Ruth Beitia, atleta española.
Mi tío, que es golfista y propende al lenguaje sentencioso, ha desarrollado una teoría del centímetro cuyo alcance extiende a todos los ámbitos de la vida. Uno nace bien o mal por un centímetro. Uno accede o no a la carrera que desea por centímetros de nota de corte. Uno se enamora por centímetros de distancia, una se desenamora porque el centímetro importa. El éxito en determinadas fiestas depende de unos centímetros de cuenta corriente. Y podríamos seguir.
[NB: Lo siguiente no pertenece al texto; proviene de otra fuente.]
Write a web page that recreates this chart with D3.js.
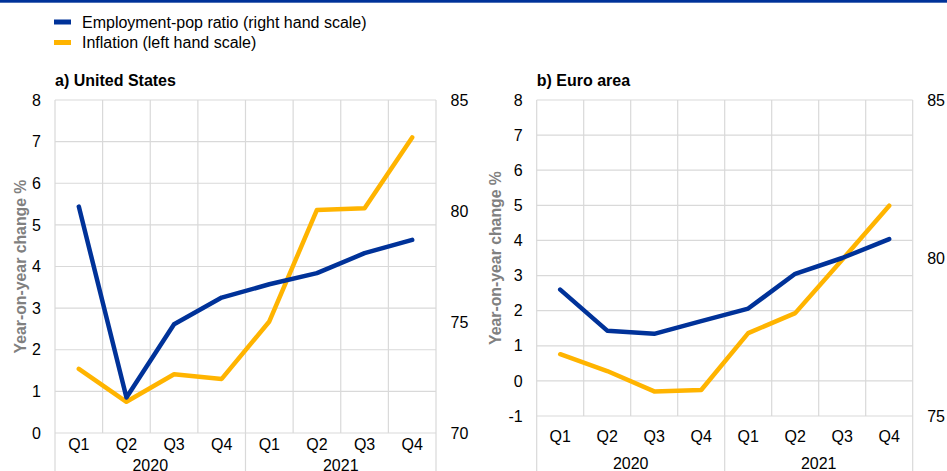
<!DOCTYPE html>
<html><head><meta charset="utf-8">
<script src="https://cdn.jsdelivr.net/npm/d3@7"></script>
<style>
body{margin:0;background:#fff;}
svg{display:block;font-family:"Liberation Sans",Arial,sans-serif;}
</style></head>
<body><svg id="c" width="947" height="471"></svg>
<script>
// ---- data ----
const quarters = ["Q1","Q2","Q3","Q4","Q1","Q2","Q3","Q4"];
const years = ["2020","2021"];
const usEmployment = [80.2, 71.6, 74.9, 76.1, 76.7, 77.2, 78.1, 78.7];
const usInflation  = [1.54, 0.75, 1.41, 1.30, 2.68, 5.36, 5.40, 7.10];
const euEmployment = [79.0, 77.7, 77.6, 78.0, 78.4, 79.5, 80.0, 80.6];
const euInflation  = [0.76, 0.28, -0.30, -0.26, 1.36, 1.93, 3.45, 4.99];
const usLeftTicks  = [0,1,2,3,4,5,6,7,8];
const usRightTicks = [70,75,80,85];
const euLeftTicks  = [-1,0,1,2,3,4,5,6,7,8];
const euRightTicks = [75,80,85];
const panelTitles  = ["a) United States","b) Euro area"];
const legendLabels = ["Employment-pop ratio (right hand scale)","Inflation (left hand scale)"];
const yTitle = "Year-on-year change %";

const BLUE = "#003299", ORANGE = "#FFB400", GRID = "#d9d9d9";
const FONT = "Liberation Sans, Arial, sans-serif";
const svg = d3.select("#c");

// top rule
svg.append("rect").attr("x",0).attr("y",0).attr("width",947).attr("height",2.7).attr("fill",BLUE);

// legend
[[BLUE,22,legendLabels[0]],[ORANGE,42.5,legendLabels[1]]].forEach(([c,y,t])=>{
  svg.append("rect").attr("x",54).attr("y",y-2.5).attr("width",17).attr("height",5).attr("fill",c);
  svg.append("text").attr("x",82).attr("y",y+5.7).attr("font-size",16).attr("fill","#000").text(t);
});

const panels = [
  {title:panelTitles[0], x0:55, x1:436, top:100, bottom:433, ld:[0,8], rd:[70,85],
   lt:usLeftTicks, rt:usRightTicks, emp:usEmployment, inf:usInflation, qy:449.5, yy:471, tx:20},
  {title:panelTitles[1], x0:536.7, x1:912.7, top:100, bottom:416, ld:[-1,8], rd:[75,85],
   lt:euLeftTicks, rt:euRightTicks, emp:euEmployment, inf:euInflation, qy:441.5, yy:469, tx:495}
];

panels.forEach(p=>{
  const g = svg.append("g");
  const idx = d3.range(quarters.length);
  const x = d3.scaleBand().domain(idx).range([p.x0,p.x1]).paddingInner(0).paddingOuter(0);
  const yl = d3.scaleLinear().domain(p.ld).range([p.bottom,p.top]);
  const yr = d3.scaleLinear().domain(p.rd).range([p.bottom,p.top]);

  // horizontal gridlines
  g.selectAll(".hg").data(p.lt).join("line")
    .attr("x1",p.x0).attr("x2",p.x1).attr("y1",d=>yl(d)).attr("y2",d=>yl(d))
    .attr("stroke",GRID).attr("stroke-width",1.2);
  // vertical gridlines at band edges
  const edges = idx.map(i=>x(i)).concat([p.x1]);
  g.selectAll(".vg").data(edges).join("line")
    .attr("x1",d=>d).attr("x2",d=>d).attr("y1",p.top)
    .attr("y2",(d,i)=> (i%4===0) ? 471 : p.bottom)
    .attr("stroke",GRID).attr("stroke-width",1.2);

  // left axis
  const la = g.append("g").attr("transform",`translate(${p.x0-14},0)`)
    .call(d3.axisLeft(yl).tickValues(p.lt).tickSize(0).tickPadding(0).tickFormat(d=>String(d)));
  la.select(".domain").remove();
  la.selectAll("text").attr("font-size",16).attr("fill","#000").attr("font-family",FONT);
  // right axis
  const ra = g.append("g").attr("transform",`translate(${p.x1+14.5},0)`)
    .call(d3.axisRight(yr).tickValues(p.rt).tickSize(0).tickPadding(0).tickFormat(d=>String(d)));
  ra.select(".domain").remove();
  ra.selectAll("text").attr("font-size",16).attr("fill","#000").attr("font-family",FONT);

  // bottom axis quarter labels
  const ba = g.append("g").attr("transform",`translate(0,${p.qy-11})`)
    .call(d3.axisBottom(x).tickSize(0).tickPadding(0).tickFormat(i=>quarters[i]));
  ba.select(".domain").remove();
  ba.selectAll("text").attr("font-size",16).attr("fill","#000").attr("font-family",FONT).attr("dy","0.71em");

  // year labels
  years.forEach((yv,k)=>{
    const cx = (x(k*4) + (k===years.length-1 ? p.x1 : x(k*4+4)))/2;
    g.append("text").attr("x",cx).attr("y",p.yy).attr("text-anchor","middle")
      .attr("font-size",16).attr("fill","#000").text(yv);
  });

  // title
  g.append("text").attr("x",p.x0).attr("y",86).attr("font-size",16).attr("font-weight","bold").text(p.title);
  // y axis title
  g.append("text").attr("transform",`translate(${p.tx},${(p.top+p.bottom)/2}) rotate(-90)`)
    .attr("text-anchor","middle").attr("dy","0.35em").attr("font-size",15.8).attr("font-weight","bold")
    .attr("fill","#808080").text(yTitle);

  const cx = i=>x(i)+x.bandwidth()/2;
  g.append("path").datum(p.inf).attr("fill","none").attr("stroke",ORANGE).attr("stroke-width",4.5)
    .attr("stroke-linejoin","round").attr("stroke-linecap","round")
    .attr("d",d3.line().x((d,i)=>cx(i)).y(d=>yl(d)));
  g.append("path").datum(p.emp).attr("fill","none").attr("stroke",BLUE).attr("stroke-width",4.5)
    .attr("stroke-linejoin","round").attr("stroke-linecap","round")
    .attr("d",d3.line().x((d,i)=>cx(i)).y(d=>yr(d)));
});
</script></body></html>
Mi tío ya pensaba así antes de que Woody Allen rodase la escena final de Match Point, cuyo mismo título avala la teoría del centímetro. «Un centímetro lo es todo», resume Ruth Beitia, que comparte desde luego este centimetrismo existencial. Por estirarse hasta superar el centímetro que marca la gloria o el fracaso, Beitia ha hecho cosas atroces a lo largo de 27 años de una carrera fundida en oro, plata y bronce. Se levanta dolorida cada mañana sin saber por qué, y es porque lleva 27 años ahormando su cuerpo a las exigencias de la alta competición. Solo que Beitia, a diferencia de los atletas cuya excelencia fue puramente mecánica, ha trabajado al mismo tiempo esa horma de la conciencia que se llama compromiso. Por eso se metió en política sin esperar a retirarse primero, arriesgándose a diezmar las adhesiones de la afición en un país ideológicamente binario, donde la fidelidad expresa a unas siglas granjea el odio automático de los abanderados opuestos. De ahí el ahínco que ponen los cobardes en separar la política del deporte.